Over the years, the financial world has made a big deal about being “diversified” with your investments.


While I’m the first to agree that not having all of your eggs in one basket is a good way to protect more of your money, the wall street narrative if diversification has potentially hurt both investors and savers alike.


Just the other day, I had a couple come in to meet with me, and were concerned that their investment accounts were not growing. They said they liked their advisor, but never felt like they could keep up with all the paperwork; the advisor assured them that they were “diversified,” and that there was nothing to worry about (even though they weren’t making any money.)


So what’s the premise behind diversification. Let’s take a simple example of real estate.


Let’s say you had a bunch of money and wanted to buy real estate as an investment. You could go out to one particular area of town and buy a large office building with all of your money.
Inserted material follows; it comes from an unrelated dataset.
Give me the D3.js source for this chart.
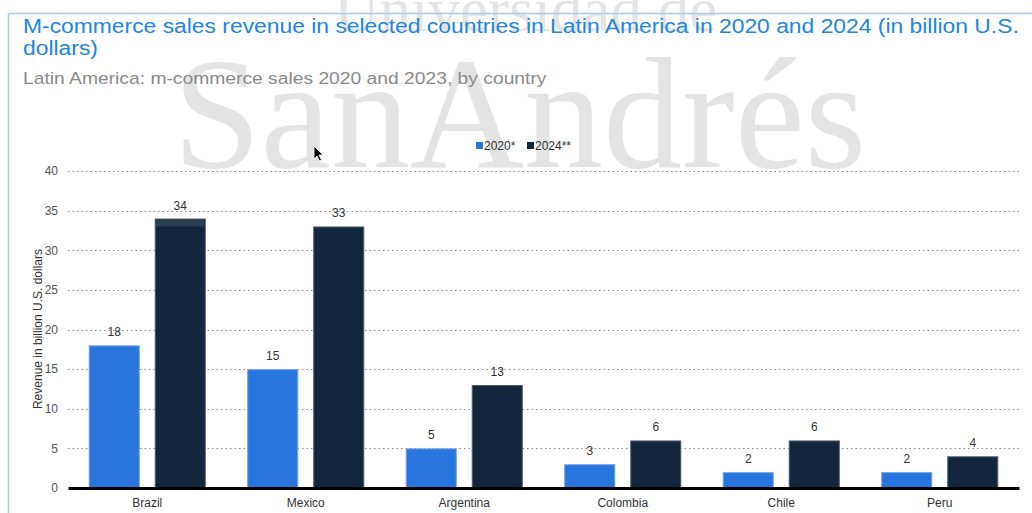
<!DOCTYPE html>
<html>
<head>
<meta charset="utf-8">
<script src="https://cdn.jsdelivr.net/npm/d3@7"></script>
<style>
  html, body { margin:0; padding:0; background:#fff; }
  svg { display:block; font-family: "Liberation Sans", Arial, sans-serif; }
</style>
</head>
<body>
<svg id="chart" width="1032" height="513"></svg>
<script>
// ===== Data =====
const countries = ['Brazil','Mexico','Argentina','Colombia','Chile','Peru'];
const seriesNames = ['2020*','2024**'];
const values2020 = [18, 15, 5, 3, 2, 2];
const values2024 = [34, 33, 13, 6, 6, 4];
const yTicks = [0, 5, 10, 15, 20, 25, 30, 35, 40];
const colors = ['#2876dd', '#12263e'];
const strokes = ['#6da2ea', '#4a5b6d'];

const svg = d3.select('#chart');
const M = {top:171, right:13, bottom:25, left:68};
const W = 1032, H = 513;

const rows = countries.map((c,i)=>({country:c, vals:[values2020[i], values2024[i]]}));

const x0 = d3.scaleBand().domain(countries).range([M.left, W - M.right]).padding(0);
const x1 = d3.scaleBand().domain(seriesNames).range([0, x0.bandwidth()])
  .paddingInner(0.227).paddingOuter(0.314);
const y = d3.scaleLinear().domain([0, 40]).range([H - M.bottom, M.top]);

// watermark
const gWm = svg.append('g').attr('fill','#e4e4e4').style('font-family','"Liberation Serif","DejaVu Serif",serif');
gWm.append('text').attr('x', 334).attr('y', 31).style('font-size','63px').text('Universidad de');
gWm.append('text').attr('x', 173).attr('y', 167).style('font-size','158px').text('SanAndrés');

// frame
svg.append('line').attr('x1',8.5).attr('x2',W).attr('y1',13.5).attr('y2',13.5).attr('stroke','#a9c9ec').attr('stroke-width',1.5);
svg.append('line').attr('x1',8.5).attr('x2',8.5).attr('y1',13.5).attr('y2',H).attr('stroke','#a9c9ec').attr('stroke-width',1.5);

// titles (slightly widened, as in the source screenshot)
const title = svg.append('text').attr('transform','translate(23,33) scale(1.143,1)')
  .attr('fill','#2286dc').style('font-size','20px');
title.append('tspan').attr('x',0).text('M-commerce sales revenue in selected countries in Latin America in 2020 and 2024 (in billion U.S.');
title.append('tspan').attr('x',0).attr('dy',22).text('dollars)');
svg.append('text').attr('transform','translate(23,84) scale(1.134,1)')
  .attr('fill','#8a8a8a').style('font-size','17px')
  .text('Latin America: m-commerce sales 2020 and 2023, by country');

// legend
const legend = svg.append('g').attr('transform','translate(476,146)');
const lx = [0, 51];
seriesNames.forEach((s,i)=>{
  const g = legend.append('g').attr('transform',`translate(${lx[i]},0)`);
  g.append('rect').attr('x',0).attr('y',-4).attr('width',7).attr('height',7).attr('fill',colors[i]);
  g.append('text').attr('x',8).attr('y',4).attr('fill','#333').style('font-size','12px').text(s);
});

// grid
svg.append('g').selectAll('line').data(yTicks.filter(d=>d>0)).join('line')
  .attr('x1', M.left).attr('x2', W - M.right)
  .attr('y1', d=>Math.round(y(d))+0.5).attr('y2', d=>Math.round(y(d))+0.5)
  .attr('stroke','#8c8c8c').attr('stroke-width',1).attr('stroke-dasharray','1.5,3');

// y axis labels
const yAxis = svg.append('g').attr('transform',`translate(${M.left},0)`)
  .call(d3.axisLeft(y).tickValues(yTicks).tickSize(0).tickPadding(10));
yAxis.select('.domain').remove();
yAxis.selectAll('text').attr('fill','#555').style('font-size','12px').style('font-family','"Liberation Sans", Arial, sans-serif');

svg.append('text').attr('transform',`translate(42,329) rotate(-90)`)
  .attr('text-anchor','middle').attr('fill','#333').style('font-size','12px')
  .text('Revenue in billion U.S. dollars');

// bars
const gGroups = svg.append('g').selectAll('g').data(rows).join('g')
  .attr('transform', d=>`translate(${x0(d.country)},0)`);
gGroups.selectAll('rect').data(d=>d.vals.map((v,i)=>({v, i, s:seriesNames[i]}))).join('rect')
  .attr('x', d=>x1(d.s)+0.5).attr('width', x1.bandwidth()-1)
  .attr('y', d=>y(d.v)+0.5).attr('height', d=>y(0)-y(d.v)-0.5)
  .attr('fill', d=>colors[d.i]).attr('stroke', d=>strokes[d.i]).attr('stroke-width',1);

// highlighted top strip on Brazil 2024 bar
svg.append('rect')
  .attr('x', x0('Brazil') + x1('2024**') + 1).attr('width', x1.bandwidth() - 2)
  .attr('y', y(values2024[0]) + 1).attr('height', y(values2024[0]-1) - y(values2024[0]) - 1)
  .attr('fill','#2b3e52');

// value labels
gGroups.selectAll('text.val').data(d=>d.vals.map((v,i)=>({v, i, s:seriesNames[i]}))).join('text')
  .attr('class','val')
  .attr('x', d=>x1(d.s)+x1.bandwidth()/2).attr('y', d=>y(d.v)-9)
  .attr('text-anchor','middle').attr('fill','#333').style('font-size','12px')
  .text(d=>d.v);

// x axis
const xAxis = svg.append('g').attr('transform',`translate(0,${y(0)})`)
  .call(d3.axisBottom(x0).tickSize(0).tickPadding(10));
xAxis.select('.domain').attr('stroke','#000').attr('stroke-width',3);
xAxis.selectAll('text').attr('fill','#333').style('font-size','12px').style('font-family','"Liberation Sans", Arial, sans-serif');

// mouse cursor
svg.append('path').attr('transform','translate(314,146)')
  .attr('d','M0,0 L0,13 L3,10 L5.5,15 L7.5,14 L5,9 L9,9 Z')
  .attr('fill','#000').attr('stroke','#fff').attr('stroke-width',0.8);
</script>
</body>
</html>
Or you could take that same amount of money and buy several small office buildings and other commercial buildings in different areas of town.


In the first example of investing in one large office building, you could make a killing on your investment. But what happens if that area of town goes south, or the tenants who occupy the building move out on you? Suddenly, your investment would be at risk.


Now, with the other example of buying different types of properties in different areas of town, you have minimized the possibility of something going wrong with one of the properties in hopes that the other properties would not suffer. On the surface, this makes perfect sense for anyone who is concerned about risk.


So in the area of wall street, and with the introduction of mutual funds and the growing popularity of them beginning in the late ‘80s, we saw this concept of diversification take hold. This is particularly true with the 401(k), which sometimes resembles a sushi menu with all the different selections of various types of funds that half of the consumers don’t understand. You’re lead to believe that if you start throwing darts and picking different types of funds, then you’re safe. That’s not always the case.


Maybe the answer isn’t diversification…maybe for savers, the answer is: just keep things simple and safe.